Love Thy Work, or Forever Suffer

1.10     Shemayah and Avtalyon received the tradition from them. Shemayah taught:

Love work;
Hate positions of domination;
Do not make yourself known to the authorities.

Who here has the pleasure of being able to say “I love my job”? I have a sad feeling it’s not many among you (if I’ve yet acquired many readers), but nonetheless, it’s what most people seem to want: We go to school to get jobs that make money that we’ll love doing. It’s what we aim for in life. It’s where we want to be.

But it’s not where we are. That’s the problem. That’s the lesson. We have to make loving what we do an active part of doing it. Take for example school: I love learning. I do much to try to make learning relevant to me, to make myself interested in it so I love doing it—and it’s paid off, I’m doing quite well, and I’m very happy learning new things. But too many people give up early. They just don’t put their heart into what their hands are doing.

Love is an active emotion. Without putting fuel in an engine, we don’t get any energy out; without putting effort into loving something, we don’t get any pleasure from it. It takes a lot to love something (and here’s a disclaimer: I’m not talking about people, I’m talking about things): The best way, and the only way there is to the extent of my knowledge, is to tie it into something you already know and love, and if not that, then to find something that doing it will reward you with—and then to hold onto that. Eventually the love will arise.

If you’re open to it. Otherwise it’ll just be more work. It’s a choice. Make it wisely. Make it purposely. Make it lovingly. And then you’ll be set.

How can we be told to love work, but to hate positions of power? Isn’t all work—especially in today’s world—either a position of domination or a position beneath one? Is work a love/hate relationship? I’d like to think not.

I’m an officer on quite a few school councils and I’m also a Student Ambassador. They can each be pretty demanding and pretty tiring and pretty ugly sometimes, but I love them: They each allow me an opportunity for growth and fulfillment that I can get from nothing else. And, of course, they’re each positions of domination: Over new students in registration, of new club members, of those who didn’t make the cut of honor-society grades.
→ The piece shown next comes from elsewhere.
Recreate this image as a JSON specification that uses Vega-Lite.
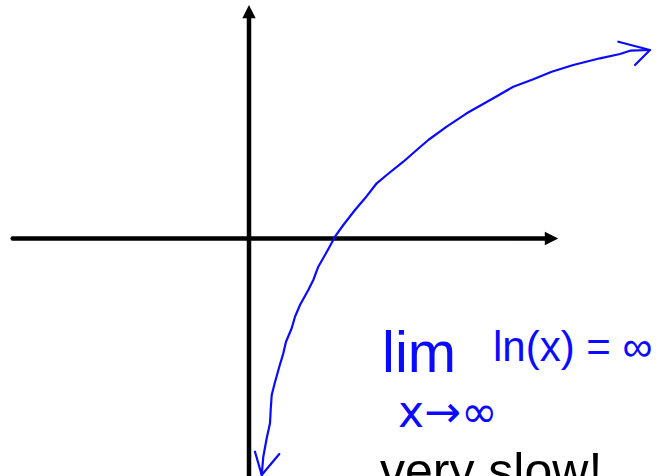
{
  "$schema": "https://vega.github.io/schema/vega-lite/v6.json",
  "width": 658,
  "height": 476,
  "autosize": {"type": "none"},
  "padding": 0,
  "background": "white",
  "config": {"view": {"stroke": null}},
  "datasets": {
    "axes": [
      {"axis": "x", "o": 0, "x": -2.7477, "y": 0},
      {"axis": "x", "o": 1, "x": 3.4535, "y": 0},
      {"axis": "y", "o": 0, "x": 0, "y": 2.564},
      {"axis": "y", "o": 1, "x": 0, "y": -2.9}
    ],
    "heads": [
      {"dir": "right", "x": 3.5174, "y": 0},
      {"dir": "up", "x": 0, "y": 2.6378}
    ],
    "curve": [
      {"part": "curve", "o": 0, "x": 0.1477, "y": -2.75},
      {"part": "curve", "o": 1, "x": 0.1663, "y": -2.537},
      {"part": "curve", "o": 2, "x": 0.2058, "y": -2.323},
      {"part": "curve", "o": 3, "x": 0.2442, "y": -2.149},
      {"part": "curve", "o": 4, "x": 0.2523, "y": -1.994},
      {"part": "curve", "o": 5, "x": 0.264, "y": -1.82},
      {"part": "curve", "o": 6, "x": 0.2965, "y": -1.692},
      {"part": "curve", "o": 7, "x": 0.3523, "y": -1.491},
      {"part": "curve", "o": 8, "x": 0.3988, "y": -1.335},
      {"part": "curve", "o": 9, "x": 0.4302, "y": -1.2},
      {"part": "curve", "o": 10, "x": 0.4965, "y": -1.044},
      {"part": "curve", "o": 11, "x": 0.5349, "y": -0.9093},
      {"part": "curve", "o": 12, "x": 0.593, "y": -0.7733},
      {"part": "curve", "o": 13, "x": 0.6895, "y": -0.5988},
      {"part": "curve", "o": 14, "x": 0.7477, "y": -0.4826},
      {"part": "curve", "o": 15, "x": 0.8058, "y": -0.3279},
      {"part": "curve", "o": 16, "x": 0.8837, "y": -0.1919},
      {"part": "curve", "o": 17, "x": 0.9419, "y": -0.0872},
      {"part": "curve", "o": 18, "x": 1.0, "y": 0.0209},
      {"part": "curve", "o": 19, "x": 1.0965, "y": 0.157},
      {"part": "curve", "o": 20, "x": 1.2326, "y": 0.3314},
      {"part": "curve", "o": 21, "x": 1.3488, "y": 0.4674},
      {"part": "curve", "o": 22, "x": 1.4849, "y": 0.6419},
      {"part": "curve", "o": 23, "x": 1.6012, "y": 0.7384},
      {"part": "curve", "o": 24, "x": 1.7942, "y": 0.893},
      {"part": "curve", "o": 25, "x": 1.95, "y": 1.0291},
      {"part": "curve", "o": 26, "x": 2.0849, "y": 1.1453},
      {"part": "curve", "o": 27, "x": 2.2988, "y": 1.3},
      {"part": "curve", "o": 28, "x": 2.5314, "y": 1.4558},
      {"part": "curve", "o": 29, "x": 2.8407, "y": 1.6302},
      {"part": "curve", "o": 30, "x": 3.0733, "y": 1.7651},
      {"part": "curve", "o": 31, "x": 3.3058, "y": 1.8512},
      {"part": "curve", "o": 32, "x": 3.5198, "y": 1.9395},
      {"part": "curve", "o": 33, "x": 3.7709, "y": 2.0174},
      {"part": "curve", "o": 34, "x": 4.0814, "y": 2.0953},
      {"part": "curve", "o": 35, "x": 4.314, "y": 2.1453},
      {"part": "curve", "o": 36, "x": 4.4302, "y": 2.1837},
      {"part": "curve", "o": 37, "x": 4.6628, "y": 2.1919},
      {"part": "top", "o": 0, "x": 4.2942, "y": 2.2884},
      {"part": "top", "o": 1, "x": 4.6628, "y": 2.1919},
      {"part": "top", "o": 2, "x": 4.4884, "y": 2.0174},
      {"part": "bottom", "o": 0, "x": 0.0698, "y": -2.4791},
      {"part": "bottom", "o": 1, "x": 0.1477, "y": -2.75},
      {"part": "bottom", "o": 2, "x": 0.3523, "y": -2.5058}
    ],
    "lim": [
      {"label": "lim", "x": 1.5465, "y": -1.552}
    ],
    "expr": [
      {"label": "ln(x) = ∞", "x": 2.8372, "y": -1.42}
    ],
    "sub": [
      {"label": "x→∞", "x": 1.7326, "y": -2.19}
    ],
    "note": [
      {"label": "very slow!", "x": 1.5233, "y": -2.9}
    ]
  },
  "encoding": {
    "x": {"field": "x", "type": "quantitative", "scale": {"domain": [-2.8953, 4.7558], "nice": false, "zero": false}, "axis": null},
    "y": {"field": "y", "type": "quantitative", "scale": {"domain": [-2.7616, 2.7733], "nice": false, "zero": false}, "axis": null}
  },
  "layer": [
    {
      "data": {"name": "axes"},
      "mark": {"type": "line", "color": "black", "strokeWidth": 4.5, "strokeCap": "round"},
      "encoding": {"detail": {"field": "axis"}, "order": {"field": "o"}}
    },
    {
      "data": {"name": "heads"},
      "mark": {"type": "point", "filled": true, "color": "black", "opacity": 1, "size": 180},
      "encoding": {
        "shape": {"field": "dir", "type": "nominal", "scale": {"domain": ["right", "up"], "range": ["M-1,-1L1,0L-1,1Z", "M-1,1L0,-1L1,1Z"]}, "legend": null}
      }
    },
    {
      "data": {"name": "curve"},
      "mark": {"type": "line", "color": "#0a0aff", "strokeWidth": 2.2, "strokeCap": "round", "strokeJoin": "round"},
      "encoding": {"detail": {"field": "part"}, "order": {"field": "o"}}
    },
    {
      "data": {"name": "lim"},
      "mark": {"type": "text", "color": "#0a0aff", "font": "Liberation Sans", "fontSize": 58, "align": "left", "baseline": "alphabetic"},
      "encoding": {"text": {"field": "label"}}
    },
    {
      "data": {"name": "expr"},
      "mark": {"type": "text", "color": "#0a0aff", "font": "Liberation Sans", "fontSize": 42, "align": "left", "baseline": "alphabetic"},
      "encoding": {"text": {"field": "label"}}
    },
    {
      "data": {"name": "sub"},
      "mark": {"type": "text", "color": "#0a0aff", "font": "DejaVu Sans", "fontSize": 44, "align": "left", "baseline": "alphabetic"},
      "encoding": {"text": {"field": "label"}}
    },
    {
      "data": {"name": "note"},
      "mark": {"type": "text", "color": "black", "font": "Liberation Sans", "fontSize": 50, "align": "left", "baseline": "alphabetic"},
      "encoding": {"text": {"field": "label"}}
    }
  ]
}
In some very dark ways I reign over these people. I can do horrible things to them. I can be tyrannical and devilish.

But I’m not.

A coin is either heads or tails, but it’s never both (assuming it’s not a trick coin, I mean). Just the same, positions of domination are fueled by an outward hatred (as such can also be considered an inwards love, but I’ll not get into that today); that is to say, to dominate is to not love, or to not express love through your position of power. But once you love that position, it’s no longer one of domination: Instead you simply you love your work and take pride in that.

As I’ve already suggested, far too few of us actually love our jobs, and those of us in jobs of domination can pretty much be considered those, if my reasoning shines true that domination is an expression of anger, which even if not hatred per se, is certainly not love, and when too many dominators come together, you’ve got an authority. So naturally, we avoid, even despise authority.

I think there may be some deeper, historical significance to this teaching. Throughout history, Jews have been persecuted by the rulers of the lands we’ve lived in, so it was good advice then to not make yourself known to the authorities. It became a matter of safety and survival.

It’s still a matter of safety and survival, but for other reasons, for other people. From a sociological perspective, those we hang with hold pressure upon us in a dominating way; and from a psychological perspective, we learn from observing the behavior of others—that is, it dominates our thoughts once it’s in our brains. So if we assume authority to mean those that dominate, and domination to be a negative and hateful application of power, then the greatest lesson to be learned here is to avoid people and situations that support hate.

By making ourselves known to such things (whether living or otherwise, in person or through media), we’re committing ourselves to further such positions of domination. By submitting to the whims of today’s media, of the violence surrounding us, of all this rampant domination unaware, we sacrifice ourselves to a world of hatred and angst that serves no God well and no human with the dignity he or she deserves. When we make ourselves known to such authorities of evil, we put ourselves in such positions of power as these, and when we do this, we lose the chance to love what we do for a deeper, darker thrill that doesn’t engender, but further kill.

The answer is to love what you do, and when you do, that love will return to you.